- [ENTRIES SUPPLIED]
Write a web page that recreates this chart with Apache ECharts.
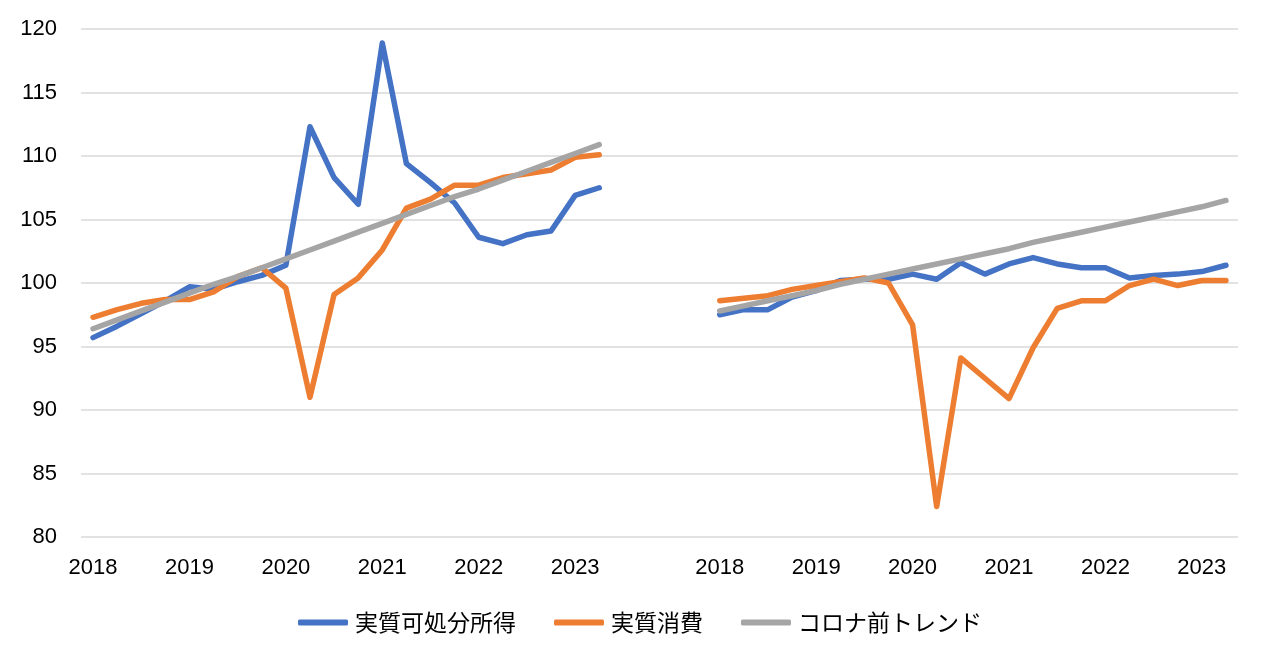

---

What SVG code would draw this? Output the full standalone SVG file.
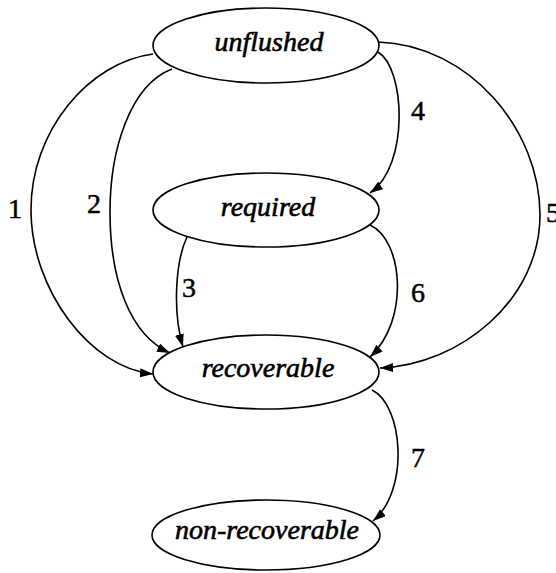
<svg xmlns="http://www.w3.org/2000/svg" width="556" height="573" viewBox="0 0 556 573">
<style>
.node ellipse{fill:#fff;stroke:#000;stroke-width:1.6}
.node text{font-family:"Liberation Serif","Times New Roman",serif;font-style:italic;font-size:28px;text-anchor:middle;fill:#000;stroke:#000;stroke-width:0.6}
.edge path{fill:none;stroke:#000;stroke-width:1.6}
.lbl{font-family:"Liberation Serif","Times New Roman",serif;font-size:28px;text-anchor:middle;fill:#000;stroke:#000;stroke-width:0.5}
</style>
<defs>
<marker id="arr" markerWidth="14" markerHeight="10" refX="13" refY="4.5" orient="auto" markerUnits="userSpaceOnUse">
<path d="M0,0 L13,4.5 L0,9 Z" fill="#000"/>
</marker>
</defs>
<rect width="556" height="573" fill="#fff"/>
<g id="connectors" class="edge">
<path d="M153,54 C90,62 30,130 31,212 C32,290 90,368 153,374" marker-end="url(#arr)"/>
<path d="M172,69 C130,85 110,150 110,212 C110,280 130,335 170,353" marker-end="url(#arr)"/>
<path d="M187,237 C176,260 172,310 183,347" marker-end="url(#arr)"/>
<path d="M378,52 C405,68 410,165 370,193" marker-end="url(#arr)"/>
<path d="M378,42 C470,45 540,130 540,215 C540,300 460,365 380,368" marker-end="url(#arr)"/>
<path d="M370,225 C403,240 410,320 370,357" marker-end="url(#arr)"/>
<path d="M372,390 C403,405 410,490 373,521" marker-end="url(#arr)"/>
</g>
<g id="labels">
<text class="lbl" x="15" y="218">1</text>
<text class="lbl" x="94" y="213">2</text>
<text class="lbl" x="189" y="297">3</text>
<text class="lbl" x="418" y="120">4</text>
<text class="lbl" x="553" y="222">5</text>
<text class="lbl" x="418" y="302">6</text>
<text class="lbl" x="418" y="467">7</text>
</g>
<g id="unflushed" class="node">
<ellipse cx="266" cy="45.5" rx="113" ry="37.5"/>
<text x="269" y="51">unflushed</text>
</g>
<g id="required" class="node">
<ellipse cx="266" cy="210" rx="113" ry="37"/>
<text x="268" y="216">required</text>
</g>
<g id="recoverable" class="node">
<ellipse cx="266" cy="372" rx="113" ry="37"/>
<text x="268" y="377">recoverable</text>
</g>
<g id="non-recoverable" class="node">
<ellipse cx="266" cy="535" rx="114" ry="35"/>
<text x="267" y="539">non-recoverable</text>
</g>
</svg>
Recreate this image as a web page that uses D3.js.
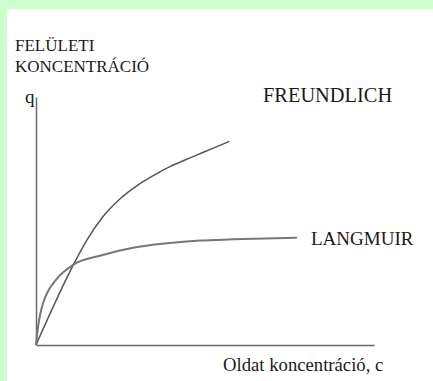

--

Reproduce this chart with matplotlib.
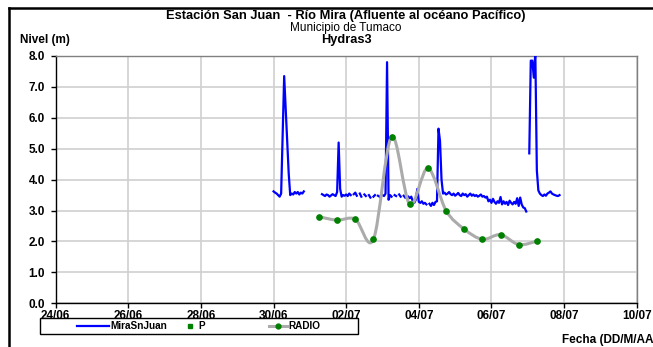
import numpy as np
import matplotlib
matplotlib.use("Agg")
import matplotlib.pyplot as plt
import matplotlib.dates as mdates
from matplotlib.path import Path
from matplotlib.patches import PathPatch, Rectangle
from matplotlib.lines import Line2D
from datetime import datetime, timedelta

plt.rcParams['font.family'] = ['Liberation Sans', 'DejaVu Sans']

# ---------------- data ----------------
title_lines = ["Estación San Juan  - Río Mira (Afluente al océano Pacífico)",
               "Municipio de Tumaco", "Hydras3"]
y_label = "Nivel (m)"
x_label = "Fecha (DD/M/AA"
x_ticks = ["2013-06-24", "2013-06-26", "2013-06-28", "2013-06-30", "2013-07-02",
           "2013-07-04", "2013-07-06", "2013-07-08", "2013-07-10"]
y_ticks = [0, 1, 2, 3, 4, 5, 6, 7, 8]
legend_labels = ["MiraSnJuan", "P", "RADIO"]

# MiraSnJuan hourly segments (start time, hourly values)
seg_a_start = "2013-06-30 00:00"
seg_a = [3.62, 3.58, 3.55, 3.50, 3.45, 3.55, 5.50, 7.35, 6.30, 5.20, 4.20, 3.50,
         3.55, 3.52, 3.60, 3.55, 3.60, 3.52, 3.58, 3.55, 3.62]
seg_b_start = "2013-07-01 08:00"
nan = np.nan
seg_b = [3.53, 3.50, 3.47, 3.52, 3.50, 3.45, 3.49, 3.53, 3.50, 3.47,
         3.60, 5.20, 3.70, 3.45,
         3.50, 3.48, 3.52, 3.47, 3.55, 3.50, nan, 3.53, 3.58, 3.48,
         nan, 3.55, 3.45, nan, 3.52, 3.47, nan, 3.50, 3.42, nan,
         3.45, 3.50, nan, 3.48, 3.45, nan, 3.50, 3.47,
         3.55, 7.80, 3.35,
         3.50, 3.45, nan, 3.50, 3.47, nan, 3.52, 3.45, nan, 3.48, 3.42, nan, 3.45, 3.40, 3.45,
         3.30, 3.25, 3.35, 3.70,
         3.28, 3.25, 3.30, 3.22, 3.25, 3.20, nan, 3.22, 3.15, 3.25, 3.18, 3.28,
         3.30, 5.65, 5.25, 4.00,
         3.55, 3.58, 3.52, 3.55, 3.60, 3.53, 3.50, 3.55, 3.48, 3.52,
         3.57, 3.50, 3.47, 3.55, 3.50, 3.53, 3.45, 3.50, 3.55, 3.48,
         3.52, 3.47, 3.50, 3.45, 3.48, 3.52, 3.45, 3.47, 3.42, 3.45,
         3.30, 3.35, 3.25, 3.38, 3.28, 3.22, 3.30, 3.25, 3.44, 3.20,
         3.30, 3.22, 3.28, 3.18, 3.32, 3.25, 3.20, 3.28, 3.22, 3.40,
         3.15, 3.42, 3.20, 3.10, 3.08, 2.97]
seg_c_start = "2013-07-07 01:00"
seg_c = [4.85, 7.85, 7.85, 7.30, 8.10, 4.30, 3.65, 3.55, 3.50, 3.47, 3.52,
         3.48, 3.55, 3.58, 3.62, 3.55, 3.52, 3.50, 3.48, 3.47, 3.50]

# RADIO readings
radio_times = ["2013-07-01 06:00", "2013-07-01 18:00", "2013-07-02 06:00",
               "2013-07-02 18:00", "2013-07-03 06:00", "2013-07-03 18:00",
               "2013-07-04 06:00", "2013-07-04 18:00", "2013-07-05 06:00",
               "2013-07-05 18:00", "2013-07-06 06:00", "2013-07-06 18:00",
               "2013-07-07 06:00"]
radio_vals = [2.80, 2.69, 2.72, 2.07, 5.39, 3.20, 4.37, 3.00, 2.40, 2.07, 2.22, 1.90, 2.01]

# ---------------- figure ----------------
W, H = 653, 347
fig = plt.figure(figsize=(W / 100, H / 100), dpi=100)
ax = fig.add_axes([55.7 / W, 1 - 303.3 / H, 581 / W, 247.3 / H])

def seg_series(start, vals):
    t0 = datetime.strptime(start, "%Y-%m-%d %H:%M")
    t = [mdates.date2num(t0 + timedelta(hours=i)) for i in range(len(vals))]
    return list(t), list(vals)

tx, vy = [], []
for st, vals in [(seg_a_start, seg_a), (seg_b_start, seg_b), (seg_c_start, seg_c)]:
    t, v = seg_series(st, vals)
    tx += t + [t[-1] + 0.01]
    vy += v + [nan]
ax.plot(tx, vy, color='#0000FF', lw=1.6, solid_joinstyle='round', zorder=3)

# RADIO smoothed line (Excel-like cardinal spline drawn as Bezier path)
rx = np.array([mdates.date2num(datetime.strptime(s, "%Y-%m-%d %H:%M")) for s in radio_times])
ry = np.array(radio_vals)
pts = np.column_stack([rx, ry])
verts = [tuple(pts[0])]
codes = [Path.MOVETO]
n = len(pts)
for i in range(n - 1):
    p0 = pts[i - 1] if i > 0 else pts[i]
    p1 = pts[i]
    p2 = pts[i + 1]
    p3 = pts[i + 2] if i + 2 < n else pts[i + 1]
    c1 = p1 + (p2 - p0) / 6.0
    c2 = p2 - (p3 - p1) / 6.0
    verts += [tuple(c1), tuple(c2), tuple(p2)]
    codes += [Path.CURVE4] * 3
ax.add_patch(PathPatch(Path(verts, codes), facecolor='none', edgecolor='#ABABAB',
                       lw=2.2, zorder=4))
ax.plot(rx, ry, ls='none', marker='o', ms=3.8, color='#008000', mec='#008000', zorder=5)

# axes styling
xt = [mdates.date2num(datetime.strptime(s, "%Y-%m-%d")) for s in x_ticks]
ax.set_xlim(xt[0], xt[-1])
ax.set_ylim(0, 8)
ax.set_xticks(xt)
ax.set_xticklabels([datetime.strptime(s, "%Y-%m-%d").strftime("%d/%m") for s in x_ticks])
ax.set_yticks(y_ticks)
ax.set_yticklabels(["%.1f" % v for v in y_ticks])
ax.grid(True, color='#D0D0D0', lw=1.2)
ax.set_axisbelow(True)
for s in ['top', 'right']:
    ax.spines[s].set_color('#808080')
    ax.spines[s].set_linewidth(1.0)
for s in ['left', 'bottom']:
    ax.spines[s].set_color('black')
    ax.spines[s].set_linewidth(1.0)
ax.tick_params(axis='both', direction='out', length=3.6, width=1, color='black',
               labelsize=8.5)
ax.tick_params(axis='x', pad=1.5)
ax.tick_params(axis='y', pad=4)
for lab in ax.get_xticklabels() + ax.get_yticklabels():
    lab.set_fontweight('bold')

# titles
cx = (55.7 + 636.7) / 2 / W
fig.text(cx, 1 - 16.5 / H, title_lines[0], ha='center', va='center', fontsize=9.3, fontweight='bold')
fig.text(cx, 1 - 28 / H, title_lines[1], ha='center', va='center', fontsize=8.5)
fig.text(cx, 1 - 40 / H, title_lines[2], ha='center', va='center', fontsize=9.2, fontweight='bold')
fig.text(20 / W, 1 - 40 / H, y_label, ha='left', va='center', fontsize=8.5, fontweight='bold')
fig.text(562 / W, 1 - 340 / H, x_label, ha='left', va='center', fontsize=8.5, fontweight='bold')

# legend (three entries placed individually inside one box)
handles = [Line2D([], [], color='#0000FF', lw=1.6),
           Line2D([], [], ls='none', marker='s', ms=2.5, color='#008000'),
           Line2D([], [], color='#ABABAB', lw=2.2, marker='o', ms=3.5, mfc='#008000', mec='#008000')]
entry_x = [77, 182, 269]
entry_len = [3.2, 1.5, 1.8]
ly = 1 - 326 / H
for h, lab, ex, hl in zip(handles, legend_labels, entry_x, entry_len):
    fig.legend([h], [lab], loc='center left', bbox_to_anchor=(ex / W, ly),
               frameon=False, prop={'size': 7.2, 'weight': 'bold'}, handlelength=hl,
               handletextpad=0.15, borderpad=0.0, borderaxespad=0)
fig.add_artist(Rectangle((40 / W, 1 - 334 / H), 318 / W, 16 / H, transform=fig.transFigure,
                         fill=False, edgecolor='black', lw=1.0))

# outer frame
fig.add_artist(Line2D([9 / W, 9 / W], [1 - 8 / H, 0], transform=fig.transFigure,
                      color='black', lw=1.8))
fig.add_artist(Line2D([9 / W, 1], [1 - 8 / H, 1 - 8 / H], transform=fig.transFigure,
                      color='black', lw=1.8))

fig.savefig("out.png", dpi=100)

- [WRITTEN PROBLEM]
Single out each line of the records above with the string "page" in it, and copy it.

- [SOLUTION TO THE PROBLEM]
Write a web page that recreates this chart with Apache ECharts.
Recreate this image as a web page that uses D3.js.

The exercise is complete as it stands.